Amid the current global turmoil, the emergence of a Blue-White coalition in Taiwan could present a unique opportunity for both Washington and Beijing to steer clear of conflict in the Taiwan Strait at least for the next four years.
However, the most prominent challenge for a possible Blue-White coalition government to regional security lies precisely in the transition period that it would require. The lack of a historical precedent in Taiwan raises questions about the stability of such coalition governance. Besides, if the KMT and TPP cannot even align smoothly in the election period, how can they cooperate well in a coalition government?
In the delicate transition phase, the nascent coalition would need to navigate internal tensions and differing policy priorities, potentially leading to a period of weakened governance. This fragility could inadvertently create openings for Beijing to amplify its influence and infiltration into Taiwanese society, and may well leverage its close ties with the KMT or Ko Wen-je to exploit any discernible fractures that might emerge within the coalition.
In light of these unfolding events, it becomes imperative for Washington to deepen its commitment and understanding of both Ko Wen-je and Hou Yu-ih to come to a more reliable judgment on the prospective mutual trust and ideological alignment of a potential Blue-White coalition. The recent visit by Laura Rosenberger, Chairwoman of the American Institute in Taiwan, to Taiwan, where she engaged with leading candidates Lai, Ko, and Hou, underscores this necessity. It is reasonable to believe that the potential of a Blue-White coalition would be a topic of discussion in her confidential conversations with Ko and Hou.
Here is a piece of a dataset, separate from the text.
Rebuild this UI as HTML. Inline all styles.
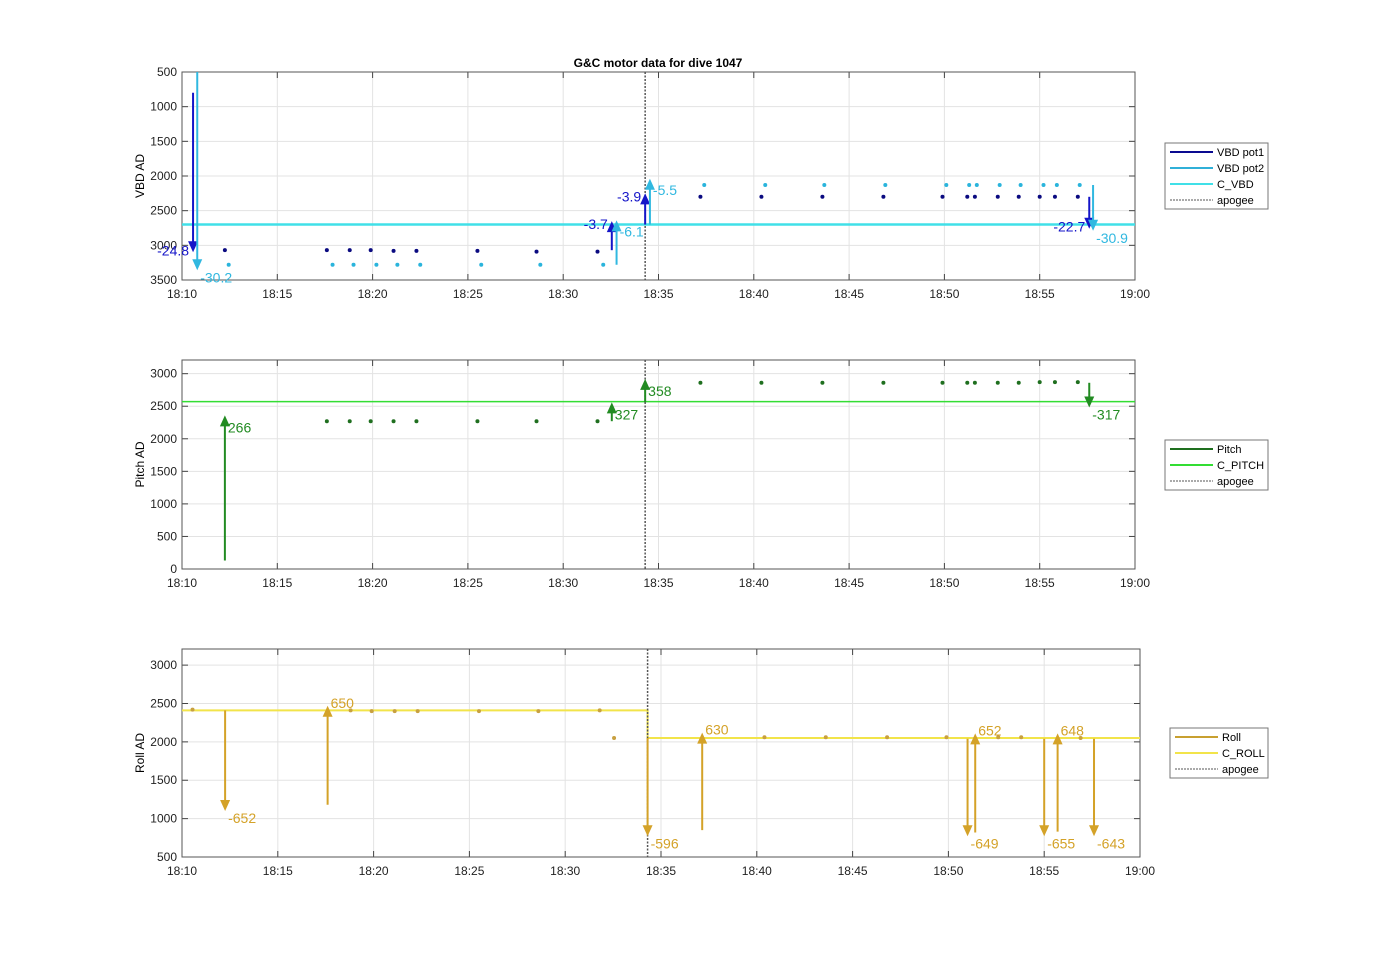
<!DOCTYPE html>
<html><head><meta charset="utf-8"><style>
body{margin:0;background:#fff;}
svg{display:block;font-family:"Liberation Sans",Arial,sans-serif;}
</style></head><body>
<svg id="fig" width="1400" height="964" viewBox="0 0 1400 964" xmlns="http://www.w3.org/2000/svg">
<text x="658" y="67" text-anchor="middle" font-size="12" font-weight="bold" fill="#000">G&amp;C motor data for dive 1047</text>
</svg>
<script>
// ---- data (times in minutes after 18:10) ----
const xTickLabels = ["18:10","18:15","18:20","18:25","18:30","18:35","18:40","18:45","18:50","18:55","19:00"];
const apogeeT = 24.3;
// VBD panel
const vbdTicks = [500,1000,1500,2000,2500,3000,3500];
const pot1T = [2.25,7.6,8.8,9.9,11.1,12.3,15.5,18.6,21.8,27.2,30.4,33.6,36.8,39.9,41.2,41.6,42.8,43.9,45.0,45.8,47.0];
const pot1V = [3070,3070,3070,3070,3080,3080,3080,3090,3090,2300,2300,2300,2300,2300,2300,2300,2300,2300,2300,2300,2300];
const pot2T = [2.45,7.9,9.0,10.2,11.3,12.5,15.7,18.8,22.1,27.4,30.6,33.7,36.9,40.1,41.3,41.7,42.9,44.0,45.2,45.9,47.1];
const pot2V = [3280,3280,3280,3280,3280,3280,3280,3280,3280,2130,2130,2130,2130,2130,2130,2130,2130,2130,2130,2130,2130];
const cVBD = 2700;
const pot1ArrT = [0.58,22.55,24.3,47.6];
const pot1ArrFrom = [800,3070,2700,2300];
const pot1ArrTo = [3100,2650,2250,2760];
const pot1ArrLbl = ["-24.8","-3.7","-3.9","-22.7"];
const pot2ArrT = [0.8,22.8,24.55,47.8];
const pot2ArrFrom = [500,3280,2700,2130];
const pot2ArrTo = [3360,2640,2040,2790];
const pot2ArrLbl = ["-30.2","-6.1","-5.5","-30.9"];
// Pitch panel
const pitchTicks = [0,500,1000,1500,2000,2500,3000];
const pitchT = [7.6,8.8,9.9,11.1,12.3,15.5,18.6,21.8,27.2,30.4,33.6,36.8,39.9,41.2,41.6,42.8,43.9,45.0,45.8,47.0];
const pitchV = [2270,2270,2270,2270,2270,2270,2270,2270,2860,2860,2860,2860,2860,2860,2860,2860,2860,2870,2870,2870];
const cPitch = 2570;
const pitchArrT = [2.25,22.55,24.3,47.6];
const pitchArrFrom = [130,2270,2560,2860];
const pitchArrTo = [2360,2560,2920,2480];
const pitchArrLbl = ["266","327","358","-317"];
// Roll panel
const rollTicks = [500,1000,1500,2000,2500,3000];
const rollT = [0.55,8.8,9.9,11.1,12.3,15.5,18.6,21.8,22.55,30.4,33.6,36.8,39.9,42.6,43.8,46.9];
const rollV = [2420,2410,2400,2400,2400,2400,2400,2410,2050,2060,2060,2060,2060,2060,2060,2050];
const cRollT = [0,24.3,24.3,50];
const cRollV = [2410,2410,2050,2050];
const rollArrT = [2.25,7.6,24.3,27.15,41.0,41.4,45.0,45.7,47.6];
const rollArrFrom = [2410,1180,2050,850,2040,820,2040,830,2040];
const rollArrTo = [1100,2470,770,2120,770,2110,770,2110,770];
const rollArrLbl = ["-652","650","-596","630","-649","652","-655","648","-643"];

// ---- rendering ----
const NS="http://www.w3.org/2000/svg";
const svg=document.getElementById('fig');
function mk(tag,attrs,parent){const e=document.createElementNS(NS,tag);for(const k in attrs)e.setAttribute(k,attrs[k]);(parent||svg).appendChild(e);return e;}
function panel(cfg){
  const {x0,x1,y0,y1,vmin,vmax,rev,ticks,ylabel,name}=cfg;
  const g=mk('g',{});
  
  
  const sx=t=>x0+(x1-x0)*t/50;
  const sy=v=>rev? y0+(y1-y0)*(v-vmin)/(vmax-vmin) : y1-(y1-y0)*(v-vmin)/(vmax-vmin);
  mk('rect',{x:x0,y:y0,width:x1-x0,height:y1-y0,fill:'#fff'},g);
  xTickLabels.forEach((l,i)=>{const x=sx(i*5);
    mk('line',{x1:x,x2:x,y1:y0,y2:y1,stroke:'#e3e3e3','stroke-width':1},g);
    mk('line',{x1:x,x2:x,y1:y1,y2:y1-6,stroke:'#444'},g);
    mk('line',{x1:x,x2:x,y1:y0,y2:y0+6,stroke:'#444'},g);
    const t=mk('text',{x:x,y:y1+18,'text-anchor':'middle','font-size':12,fill:'#222'},g);t.textContent=l;
    
    });
  ticks.forEach(v=>{const y=sy(v);
    mk('line',{x1:x0,x2:x1,y1:y,y2:y,stroke:'#e3e3e3'},g);
    mk('line',{x1:x0,x2:x0+6,y1:y,y2:y,stroke:'#444'},g);
    mk('line',{x1:x1,x2:x1-6,y1:y,y2:y,stroke:'#444'},g);
    const t=mk('text',{x:x0-5,y:y+4,'text-anchor':'end','font-size':12,fill:'#222'},g);t.textContent=v;
    
    });
  mk('rect',{x:x0,y:y0,width:x1-x0,height:y1-y0,fill:'none',stroke:'#555','stroke-width':1},g);
  const yl=mk('text',{x:0,y:0,transform:`translate(${x0-38},${(y0+y1)/2}) rotate(-90)`,'text-anchor':'middle','font-size':12,fill:'#000'},g);yl.textContent=ylabel;
  
  
  return {g,sx,sy,x0,x1,y0,y1};
}
function dots(p,T,V,color,nm){T.forEach((t,i)=>{const c=mk('circle',{cx:p.sx(t),cy:p.sy(V[i]),r:2,fill:color},p.g);
  
  });}
function arrows(p,T,F,To,L,color,w,nm,leftLbl,upOff){
  T.forEach((t,i)=>{const x=p.sx(t);let ya=p.sy(F[i]),yb=p.sy(To[i]);
    ya=Math.max(p.y0,Math.min(p.y1,ya));
    const dir=yb>ya?1:-1;
    const l=mk('line',{x1:x,x2:x,y1:ya,y2:yb-dir*9,stroke:color,'stroke-width':w},p.g);
    
    
    mk('polygon',{points:`${x-5},${yb-dir*11} ${x+5},${yb-dir*11} ${x},${yb}`,fill:color},p.g);
    const left=leftLbl&&leftLbl[i];
    const tx=left? x-4 : x+3;
    const ty=dir>0? yb+12 : yb+upOff;
    const tt=mk('text',{x:tx,y:left?yb+ (dir>0?3:8):ty,'text-anchor':left?'end':'start','font-size':14,fill:color},p.g);tt.textContent=L[i];
    
    });
}
function legend(x,y,w,items,nm){
  const g=mk('g',{});
  
  
  const h=items.length*16+2;
  mk('rect',{x:x,y:y,width:w,height:h,fill:'#fff',stroke:'#777'},g);
  items.forEach((it,i)=>{const yy=y+9+i*16;
    mk('line',{x1:x+5,x2:x+48,y1:yy,y2:yy,stroke:it[1],'stroke-width':it[2],'stroke-dasharray':it[3]||''},g);
    const t=mk('text',{x:x+52,y:yy+4,'font-size':11,fill:'#000'},g);t.textContent=it[0];
    
    });
}
// Panel 1
const p1=panel({x0:182,x1:1135,y0:72,y1:280,vmin:500,vmax:3500,rev:true,ticks:vbdTicks,ylabel:'VBD AD',name:'vbd'});
mk('line',{x1:p1.x0,x2:p1.x1,y1:p1.sy(cVBD),y2:p1.sy(cVBD),stroke:'#40e0e8','stroke-width':2.5},p1.g);
mk('line',{x1:p1.sx(apogeeT),x2:p1.sx(apogeeT),y1:p1.y0,y2:p1.y1,stroke:'#555','stroke-width':1.5,'stroke-dasharray':'2,1.5'},p1.g);
dots(p1,pot1T,pot1V,'#0a0a80','vbd-pot1-point');
dots(p1,pot2T,pot2V,'#2ab4dc','vbd-pot2-point');
arrows(p1,pot1ArrT,pot1ArrFrom,pot1ArrTo,pot1ArrLbl,'#1515c8',2,'vbd-pot1',[true,true,true,true],16);
arrows(p1,pot2ArrT,pot2ArrFrom,pot2ArrTo,pot2ArrLbl,'#30b8e0',2,'vbd-pot2',[false,false,false,false],16);
legend(1165,143,103,[['VBD pot1','#0a0a90',2],['VBD pot2','#30b0d8',2],['C_VBD','#40e0e8',2],['apogee','#555',1,'2,1']],'vbd-legend');
// Panel 2
const p2=panel({x0:182,x1:1135,y0:360,y1:569,vmin:0,vmax:3210,rev:false,ticks:pitchTicks,ylabel:'Pitch AD',name:'pitch'});
mk('line',{x1:p2.x0,x2:p2.x1,y1:p2.sy(cPitch),y2:p2.sy(cPitch),stroke:'#33dd33','stroke-width':1.5},p2.g);
mk('line',{x1:p2.sx(apogeeT),x2:p2.sx(apogeeT),y1:p2.y0,y2:p2.y1,stroke:'#555','stroke-width':1.5,'stroke-dasharray':'2,1.5'},p2.g);
dots(p2,pitchT,pitchV,'#1f6f1f','pitch-point');
arrows(p2,pitchArrT,pitchArrFrom,pitchArrTo,pitchArrLbl,'#228b22',2,'pitch',null,17);
legend(1165,440,103,[['Pitch','#1f6f1f',2],['C_PITCH','#33dd33',2],['apogee','#555',1,'2,1']],'pitch-legend');
// Panel 3
const p3=panel({x0:182,x1:1140,y0:649,y1:857,vmin:500,vmax:3210,rev:false,ticks:rollTicks,ylabel:'Roll AD',name:'roll'});
mk('polyline',{points:cRollT.map((t,i)=>p3.sx(t)+','+p3.sy(cRollV[i])).join(' '),fill:'none',stroke:'#f2e44a','stroke-width':2},p3.g);
mk('line',{x1:p3.sx(apogeeT),x2:p3.sx(apogeeT),y1:p3.y0,y2:p3.y1,stroke:'#555','stroke-width':1.5,'stroke-dasharray':'2,1.5'},p3.g);
dots(p3,rollT,rollV,'#c8a040','roll-point');
arrows(p3,rollArrT,rollArrFrom,rollArrTo,rollArrLbl,'#d4a228',2,'roll',null,2);
legend(1170,728,98,[['Roll','#c8a030',2],['C_ROLL','#f2e44a',2],['apogee','#555',1,'2,1']],'roll-legend');
</script>
</body></html>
Sustaining and intensifying such diplomatic interactions is crucial, as it will reinforce its preparedness for the challenges brought by a Blue-White coalition government. In terms of the ongoing electoral campaign, prudence dictates that Washington should continue to adopt a stance of measured restraint and uphold a balanced posture. This is essential as both potential outcomes — a continuation of the DPP government or the advent of a KMT-TPP coalition — present their distinct sets of pros and cons from the vantage point of US interests in the region.